Monday, February 19, 2018

How to end violent motives, according to 'Virtuous Violence'

Answer: Convince people to update their cultural norms and relationship models. Here's why.

Only a small proportion of all violence is an instrumental effort to get something, like someone else’s wallet, Alan Page Fiske and Tage Shakti Rai maintain in their 2014 book Virtuous Violence: Hurting and Killing to Create, Sustain, End, and Honor Social Relationships. Most violence, they say, springs from motivations within the perpetrator’s moral worldview, meaning that the perpetrator resorts to violence to constitute or regulate an important relationship “with a fully moral partner” especially as a kind of punishment or revenge. The perpetrator (and those around them) perceive it as a moral obligation to carry out the violence even if doing so triggers “guilt, shame, remorse, sadness, nausea, or horror” due to competing motives; overall, to the group, the violence “makes local sociocultural sense.”

Commonly, people understand their “setbacks, failures, illnesses, injuries, and deaths” to have been inflicted upon them by angry “deceased ancestors, spirits, or deities". This is just a supernaturally illustrated instance of the same principle. They believe the gods use violence to manage relationships, too.

Steven Pinker wrote the foreword, in which he claimed that his own prior book, The Better Angels of Our Nature: Why Violence Has Declined, included a similar claim that violent people believe they are acting for a higher good. He praised “Fiske’s theory of relational models [as] the best — indeed the only — overarching theory of social psychology.” This refers to an identification of four types of relationships — Fiske calls them "communal sharing" (CS), "authority ranking" (AR), "equality matching" (EM), and "market pricing" (MP) — any or all of which can be transgressed and thus lead to violence.

In particular, violence is used to uphold expected relationships based on who one is, such as establishing power dynamics based on race and gender (CS, AR), as well as on what one has done to earn one's treatment by others (EM, MP).

A 1996 paper by Bandura et al. in the Journal of Personality and Social Psychology proposed a scale to measure moral disengagement based on one's willingness to use violence and lies to protect one's in-group. Fiske and Rai, however, say that behavior sure looks like moral engagement to them. Even if your personal or cultural norms hold that “moral motives must be peaceful,” it doesn’t mean that people with violent motives aren’t engaging in moral reasoning of their own. Once you accept that the violence is morally motivated, it “makes no sense” to understand violence as dehumanizing its victim, since the perpetrator must assume the victim is human enough to bear guilt and to feel pain “in order for his punishment to have any moral meaning.” Perpetrators “fully appreciate that they are hurting fully human beings, and judge that it is right to hurt them.” The prefixes of dis-engagement and de-humanization are also confusing here because they imply "an original state of social relatedness…[and] moral engagement” that has been abandoned in the act of violence.

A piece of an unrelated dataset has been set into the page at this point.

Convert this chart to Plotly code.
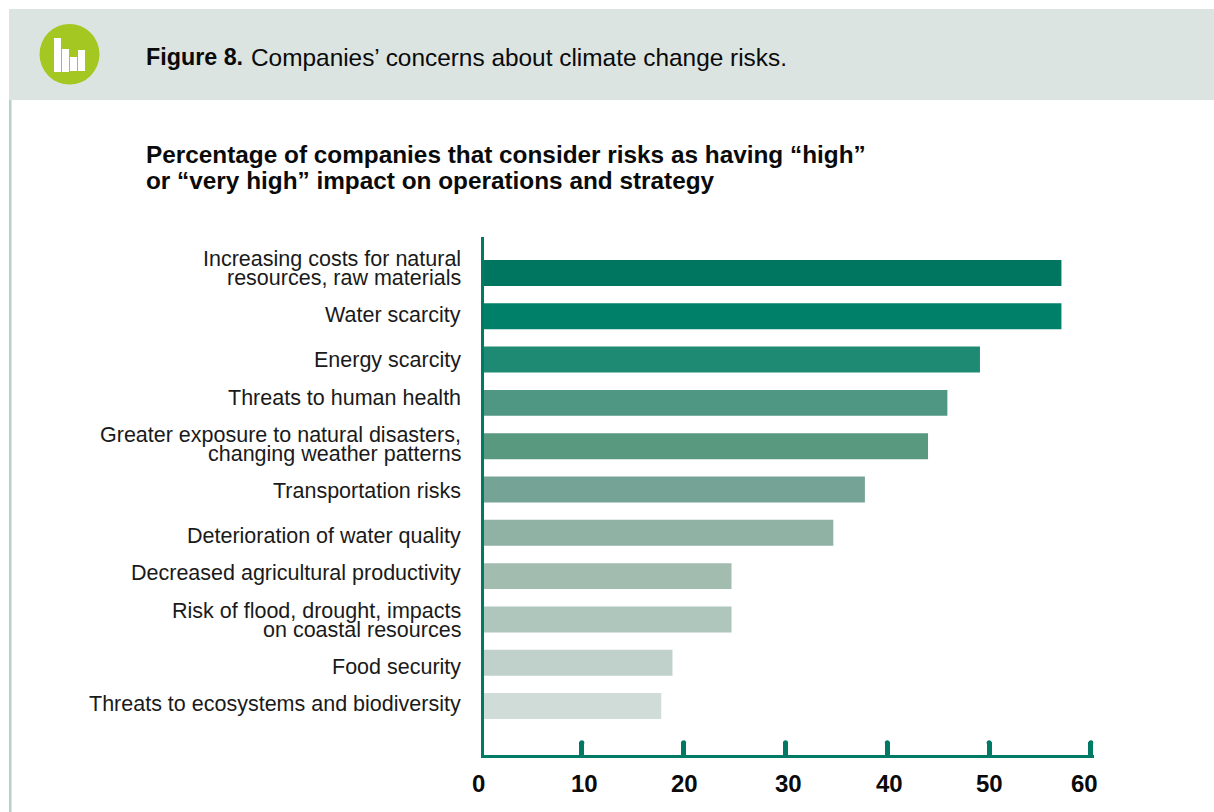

Violence is usually treated as “the essence of evil,” but this is a mistaken understanding. “Morality is about regulating social relationships, and violence is one way to regulate relationships.” Ordinary people “feel that it is morally right or even obligatory to be violent.” They do it “to create, conduct, protect, redress, terminate, or mourn social relationships with the victim or with others....to create, sustain, modulate, and repair the relationships that matter to them, to terminate relationships that become intolerable, or to mourn the loss of a partner.”

That is not to say that violence is (objectively) moral. It is only to say that real people perceive and reason it to be moral within whatever cultural view binds them. To argue that violence is truly immoral (as seen from some outside perspective) or that the violent person somehow misunderstands their own cultural norms is not the project of Fiske and Rai's book.

The authors present a recipe for "the only way to reduce morally motivated violence": Bolster relationship norms that support nonviolence and prohibit violence, grow networks of relationships that uphold these norms with complete clarity, and build awareness and consensus about these norms and relationship networks so that everyone knows that everyone else agrees on them. This is "what cultural change consists of: consensual transformation of preos and metarelational models." "Preos" and "metarelational models" are their funny words for cultural norms and complex relationships between multiple people. It just might work.